Find every line of the listing below where "size" appears, and copy it.

####################

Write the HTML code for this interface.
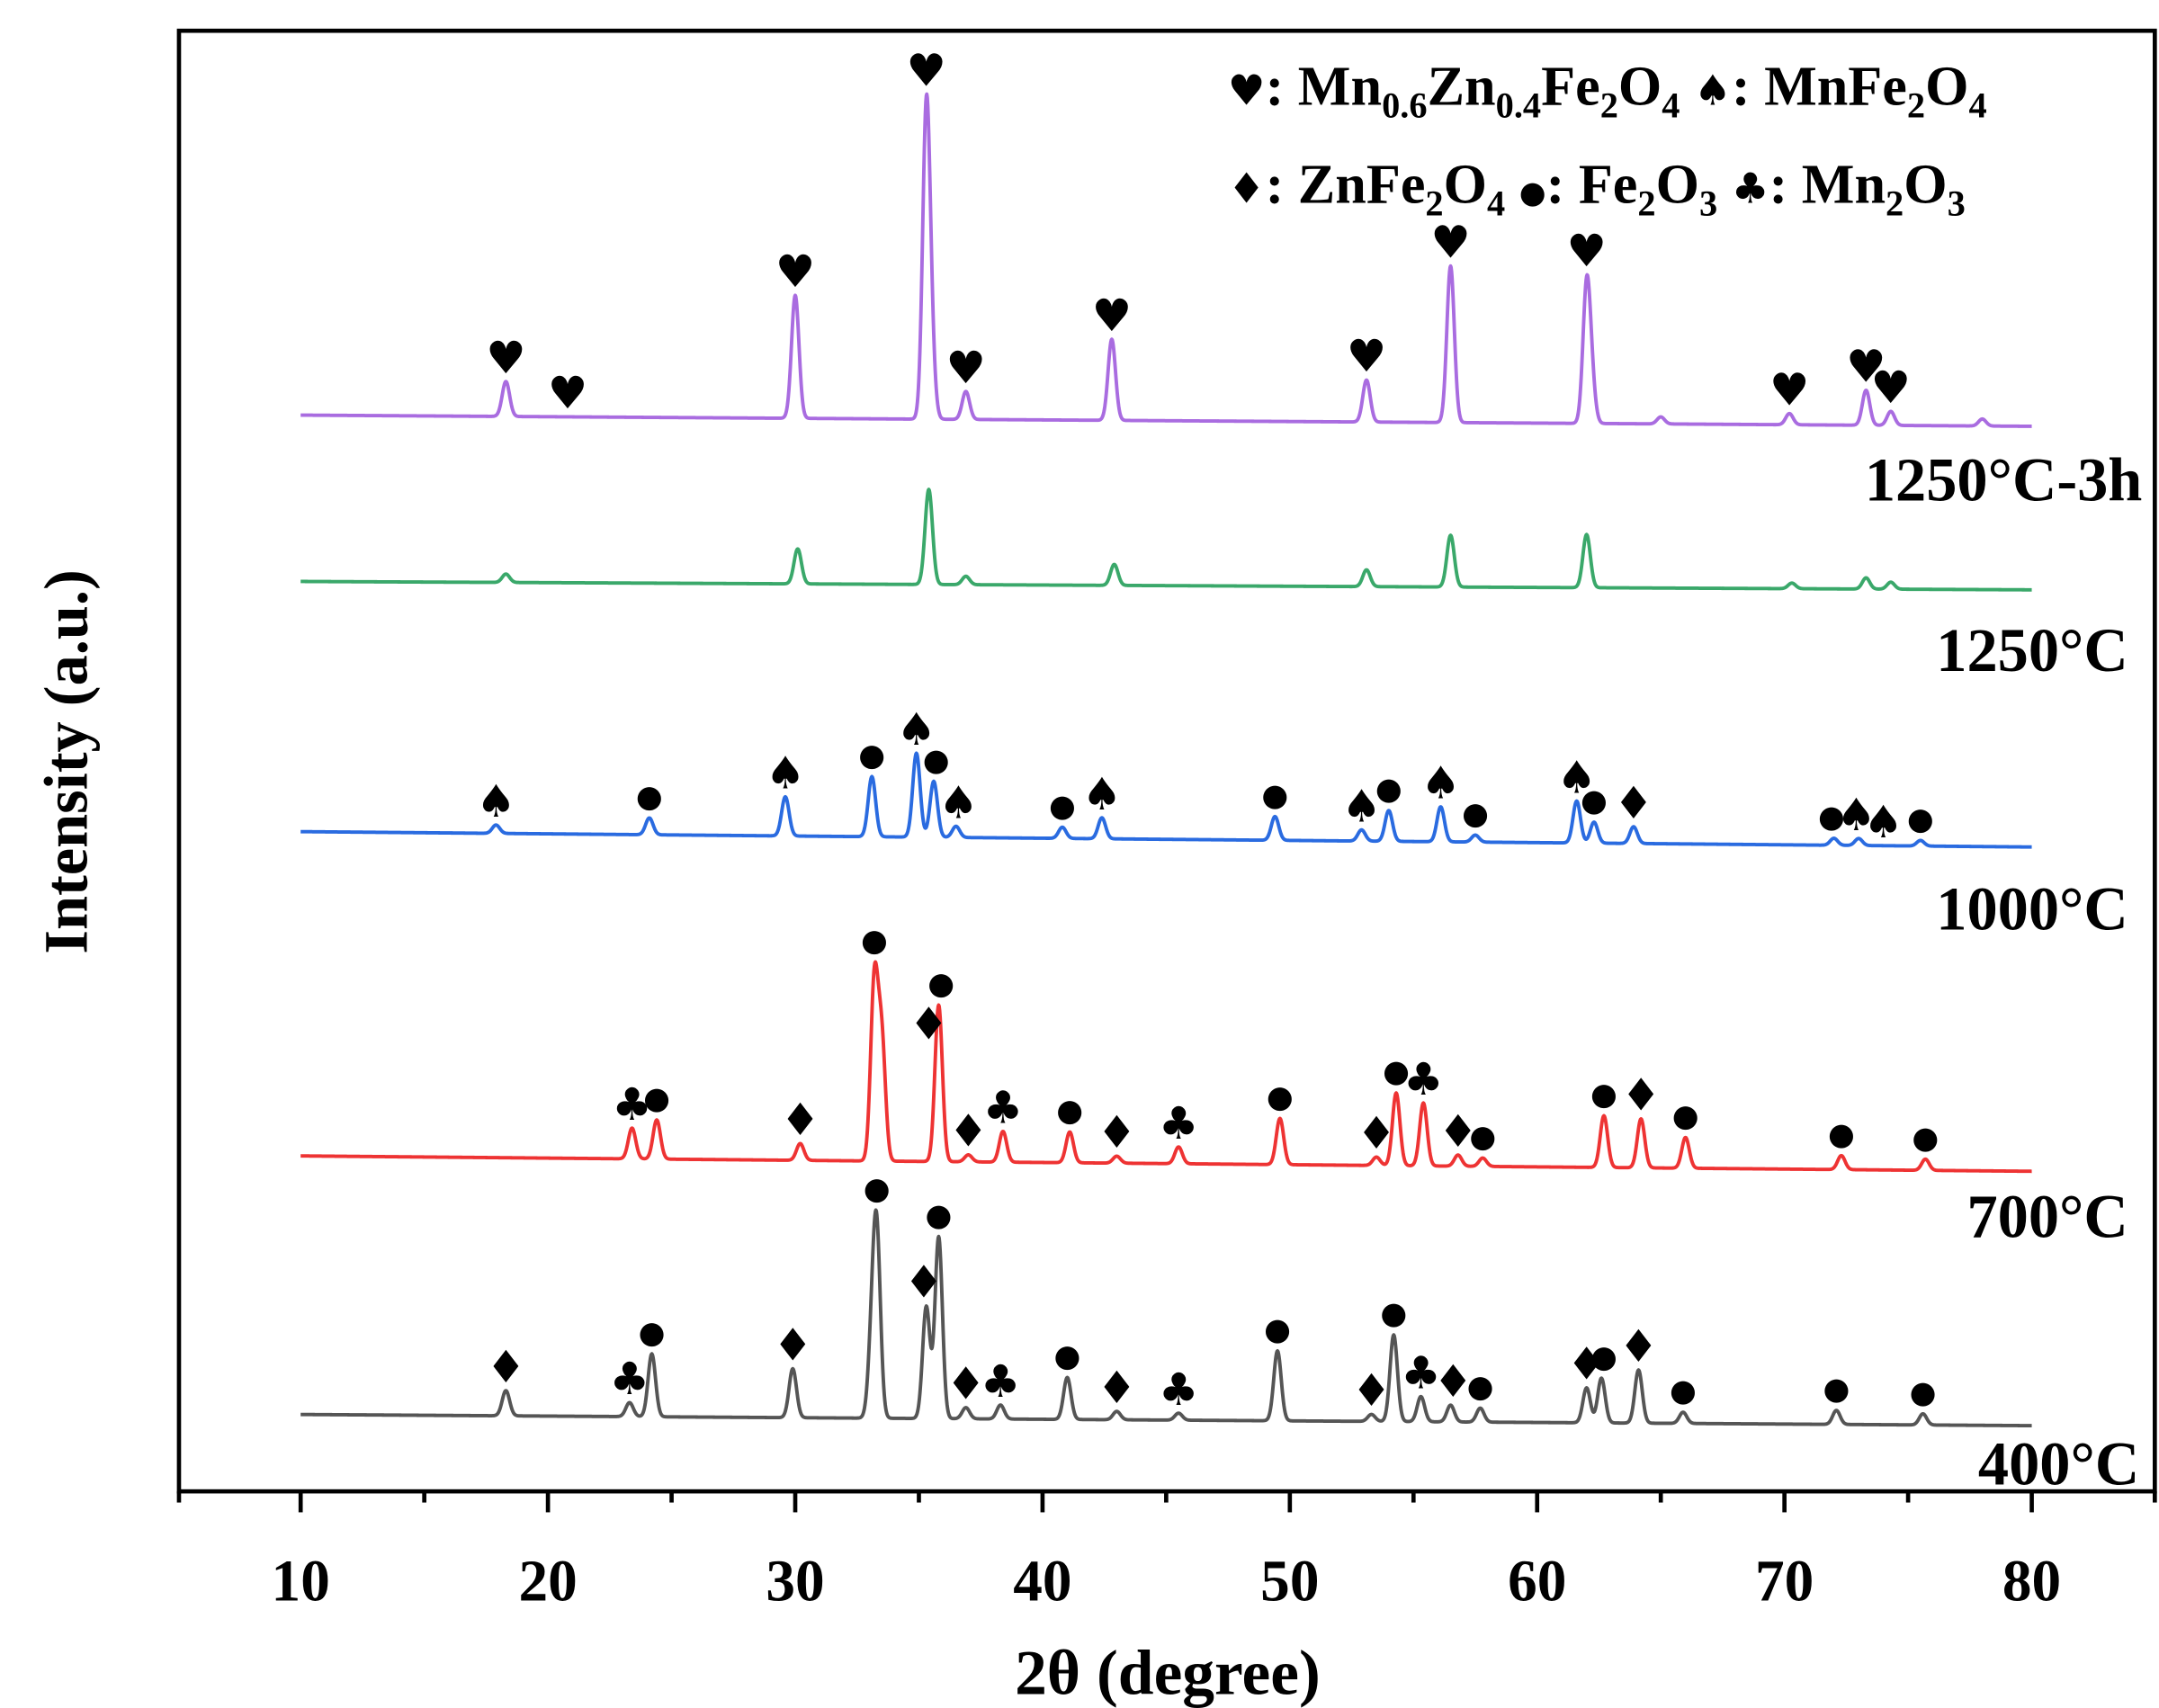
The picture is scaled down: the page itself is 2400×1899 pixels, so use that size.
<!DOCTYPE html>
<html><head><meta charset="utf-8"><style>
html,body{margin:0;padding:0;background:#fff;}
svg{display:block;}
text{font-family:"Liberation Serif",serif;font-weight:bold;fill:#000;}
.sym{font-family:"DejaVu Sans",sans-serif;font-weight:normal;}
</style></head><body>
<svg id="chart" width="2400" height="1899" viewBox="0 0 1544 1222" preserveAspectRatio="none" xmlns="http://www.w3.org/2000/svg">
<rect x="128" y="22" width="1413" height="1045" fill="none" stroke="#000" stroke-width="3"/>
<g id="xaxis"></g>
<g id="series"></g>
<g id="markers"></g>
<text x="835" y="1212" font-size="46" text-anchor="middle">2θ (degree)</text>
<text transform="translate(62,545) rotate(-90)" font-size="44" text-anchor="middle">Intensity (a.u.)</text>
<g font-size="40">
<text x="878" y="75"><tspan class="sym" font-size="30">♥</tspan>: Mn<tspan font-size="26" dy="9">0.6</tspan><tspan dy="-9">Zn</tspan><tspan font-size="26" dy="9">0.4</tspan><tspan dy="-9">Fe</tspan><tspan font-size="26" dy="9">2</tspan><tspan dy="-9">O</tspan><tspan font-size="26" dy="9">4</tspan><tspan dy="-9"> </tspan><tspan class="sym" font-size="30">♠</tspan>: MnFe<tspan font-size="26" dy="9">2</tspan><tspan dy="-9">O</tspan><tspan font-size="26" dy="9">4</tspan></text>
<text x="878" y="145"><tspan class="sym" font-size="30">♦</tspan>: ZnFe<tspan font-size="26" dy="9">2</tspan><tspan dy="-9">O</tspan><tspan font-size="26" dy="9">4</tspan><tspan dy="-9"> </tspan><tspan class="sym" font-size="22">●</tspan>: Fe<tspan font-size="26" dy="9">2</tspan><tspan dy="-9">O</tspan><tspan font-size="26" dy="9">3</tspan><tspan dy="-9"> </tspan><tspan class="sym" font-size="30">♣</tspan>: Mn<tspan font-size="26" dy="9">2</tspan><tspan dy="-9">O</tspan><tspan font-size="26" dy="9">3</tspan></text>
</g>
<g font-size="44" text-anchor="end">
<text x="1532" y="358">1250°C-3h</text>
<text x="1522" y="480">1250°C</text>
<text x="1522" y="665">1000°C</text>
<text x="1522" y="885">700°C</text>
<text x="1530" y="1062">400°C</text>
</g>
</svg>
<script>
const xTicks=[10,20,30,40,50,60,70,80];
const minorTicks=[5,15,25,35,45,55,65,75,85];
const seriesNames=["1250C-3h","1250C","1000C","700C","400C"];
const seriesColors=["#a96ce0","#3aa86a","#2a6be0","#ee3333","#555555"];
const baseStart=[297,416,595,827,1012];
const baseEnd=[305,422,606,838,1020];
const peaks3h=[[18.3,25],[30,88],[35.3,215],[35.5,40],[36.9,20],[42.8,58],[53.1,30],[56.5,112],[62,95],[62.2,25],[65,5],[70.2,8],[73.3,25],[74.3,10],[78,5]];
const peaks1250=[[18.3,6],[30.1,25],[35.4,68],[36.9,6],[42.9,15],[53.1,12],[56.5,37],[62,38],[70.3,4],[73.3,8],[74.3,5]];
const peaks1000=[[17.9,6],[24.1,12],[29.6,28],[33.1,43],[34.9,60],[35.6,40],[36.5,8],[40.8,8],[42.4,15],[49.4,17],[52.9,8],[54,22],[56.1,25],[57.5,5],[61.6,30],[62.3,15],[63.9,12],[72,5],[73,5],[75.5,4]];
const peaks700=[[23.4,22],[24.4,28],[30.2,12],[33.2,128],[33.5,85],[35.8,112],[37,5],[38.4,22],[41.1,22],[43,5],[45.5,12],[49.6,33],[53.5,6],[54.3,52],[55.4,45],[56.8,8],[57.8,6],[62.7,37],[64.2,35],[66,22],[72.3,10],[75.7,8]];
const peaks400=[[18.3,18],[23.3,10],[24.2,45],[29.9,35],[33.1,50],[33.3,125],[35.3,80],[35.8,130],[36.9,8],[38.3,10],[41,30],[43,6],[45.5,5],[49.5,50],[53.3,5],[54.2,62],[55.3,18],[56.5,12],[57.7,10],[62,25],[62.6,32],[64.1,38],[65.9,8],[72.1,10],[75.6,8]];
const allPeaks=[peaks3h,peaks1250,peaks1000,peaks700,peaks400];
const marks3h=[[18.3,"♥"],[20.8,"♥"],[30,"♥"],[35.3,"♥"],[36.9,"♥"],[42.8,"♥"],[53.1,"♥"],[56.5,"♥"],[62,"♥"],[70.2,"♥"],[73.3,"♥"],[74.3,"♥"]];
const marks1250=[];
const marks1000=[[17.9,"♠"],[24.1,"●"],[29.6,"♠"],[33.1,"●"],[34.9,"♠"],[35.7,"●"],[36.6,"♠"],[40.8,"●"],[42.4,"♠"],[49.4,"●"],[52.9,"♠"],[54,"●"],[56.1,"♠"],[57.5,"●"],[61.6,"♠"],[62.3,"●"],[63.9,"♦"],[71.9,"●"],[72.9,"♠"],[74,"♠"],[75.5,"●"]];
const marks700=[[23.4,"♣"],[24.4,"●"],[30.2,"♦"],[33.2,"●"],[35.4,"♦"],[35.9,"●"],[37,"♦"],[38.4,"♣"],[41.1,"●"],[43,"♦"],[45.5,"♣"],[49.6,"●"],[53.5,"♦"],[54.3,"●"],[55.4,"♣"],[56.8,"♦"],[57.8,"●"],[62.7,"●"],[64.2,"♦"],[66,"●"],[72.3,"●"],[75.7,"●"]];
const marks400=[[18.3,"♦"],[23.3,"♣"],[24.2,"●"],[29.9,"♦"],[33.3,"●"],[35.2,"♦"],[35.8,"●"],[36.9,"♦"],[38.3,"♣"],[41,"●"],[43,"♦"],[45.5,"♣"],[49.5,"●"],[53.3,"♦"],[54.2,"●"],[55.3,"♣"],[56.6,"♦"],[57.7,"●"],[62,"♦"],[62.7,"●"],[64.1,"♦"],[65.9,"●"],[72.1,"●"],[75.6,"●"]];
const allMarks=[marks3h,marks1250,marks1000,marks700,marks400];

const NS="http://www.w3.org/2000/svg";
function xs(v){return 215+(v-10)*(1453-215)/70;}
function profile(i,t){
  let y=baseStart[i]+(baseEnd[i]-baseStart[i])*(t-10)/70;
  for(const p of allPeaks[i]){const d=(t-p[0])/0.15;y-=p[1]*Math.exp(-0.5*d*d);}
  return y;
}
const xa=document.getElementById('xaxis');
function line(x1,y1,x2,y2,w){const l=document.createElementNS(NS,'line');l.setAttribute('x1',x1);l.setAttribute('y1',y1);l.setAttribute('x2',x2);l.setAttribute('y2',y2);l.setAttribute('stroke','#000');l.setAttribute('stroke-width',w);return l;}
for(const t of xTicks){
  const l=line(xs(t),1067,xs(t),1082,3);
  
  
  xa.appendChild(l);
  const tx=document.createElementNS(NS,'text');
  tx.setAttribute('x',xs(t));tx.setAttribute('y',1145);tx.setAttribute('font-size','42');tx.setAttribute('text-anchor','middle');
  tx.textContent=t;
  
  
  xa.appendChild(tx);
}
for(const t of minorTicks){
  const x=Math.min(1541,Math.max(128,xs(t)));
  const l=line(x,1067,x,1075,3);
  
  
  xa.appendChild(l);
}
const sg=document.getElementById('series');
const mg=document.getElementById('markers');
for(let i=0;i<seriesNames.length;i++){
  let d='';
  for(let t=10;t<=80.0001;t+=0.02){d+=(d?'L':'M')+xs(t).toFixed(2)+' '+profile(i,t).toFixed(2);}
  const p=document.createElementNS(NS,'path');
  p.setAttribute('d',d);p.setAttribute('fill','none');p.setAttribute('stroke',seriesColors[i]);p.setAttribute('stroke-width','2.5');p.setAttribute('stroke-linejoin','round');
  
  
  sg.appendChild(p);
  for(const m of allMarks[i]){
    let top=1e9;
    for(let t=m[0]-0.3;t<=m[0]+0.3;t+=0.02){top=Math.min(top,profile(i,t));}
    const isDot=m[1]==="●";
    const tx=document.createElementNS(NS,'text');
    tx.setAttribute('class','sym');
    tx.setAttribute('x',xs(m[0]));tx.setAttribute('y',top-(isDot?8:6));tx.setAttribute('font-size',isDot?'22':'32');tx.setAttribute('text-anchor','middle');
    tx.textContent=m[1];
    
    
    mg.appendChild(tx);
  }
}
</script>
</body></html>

####################

=== Written reply ===
The picture is scaled down: the page itself is 2400×1899 pixels, so use that size.
<text x="835" y="1212" font-size="46" text-anchor="middle">2θ (degree)</text>
<text transform="translate(62,545) rotate(-90)" font-size="44" text-anchor="middle">Intensity (a.u.)</text>
<g font-size="40">
<text x="878" y="75"><tspan class="sym" font-size="30">♥</tspan>: Mn<tspan font-size="26" dy="9">0.6</tspan><tspan dy="-9">Zn</tspan><tspan font-size="26" dy="9">0.4</tspan><tspan dy="-9">Fe</tspan><tspan font-size="26" dy="9">2</tspan><tspan dy="-9">O</tspan><tspan font-size="26" dy="9">4</tspan><tspan dy="-9"> </tspan><tspan class="sym" font-size="30">♠</tspan>: MnFe<tspan font-size="26" dy="9">2</tspan><tspan dy="-9">O</tspan><tspan font-size="26" dy="9">4</tspan></text>
<text x="878" y="145"><tspan class="sym" font-size="30">♦</tspan>: ZnFe<tspan font-size="26" dy="9">2</tspan><tspan dy="-9">O</tspan><tspan font-size="26" dy="9">4</tspan><tspan dy="-9"> </tspan><tspan class="sym" font-size="22">●</tspan>: Fe<tspan font-size="26" dy="9">2</tspan><tspan dy="-9">O</tspan><tspan font-size="26" dy="9">3</tspan><tspan dy="-9"> </tspan><tspan class="sym" font-size="30">♣</tspan>: Mn<tspan font-size="26" dy="9">2</tspan><tspan dy="-9">O</tspan><tspan font-size="26" dy="9">3</tspan></text>
<g font-size="44" text-anchor="end">
  tx.setAttribute('x',xs(t));tx.setAttribute('y',1145);tx.setAttribute('font-size','42');tx.setAttribute('text-anchor','middle');
    tx.setAttribute('x',xs(m[0]));tx.setAttribute('y',top-(isDot?8:6));tx.setAttribute('font-size',isDot?'22':'32');tx.setAttribute('text-anchor','middle');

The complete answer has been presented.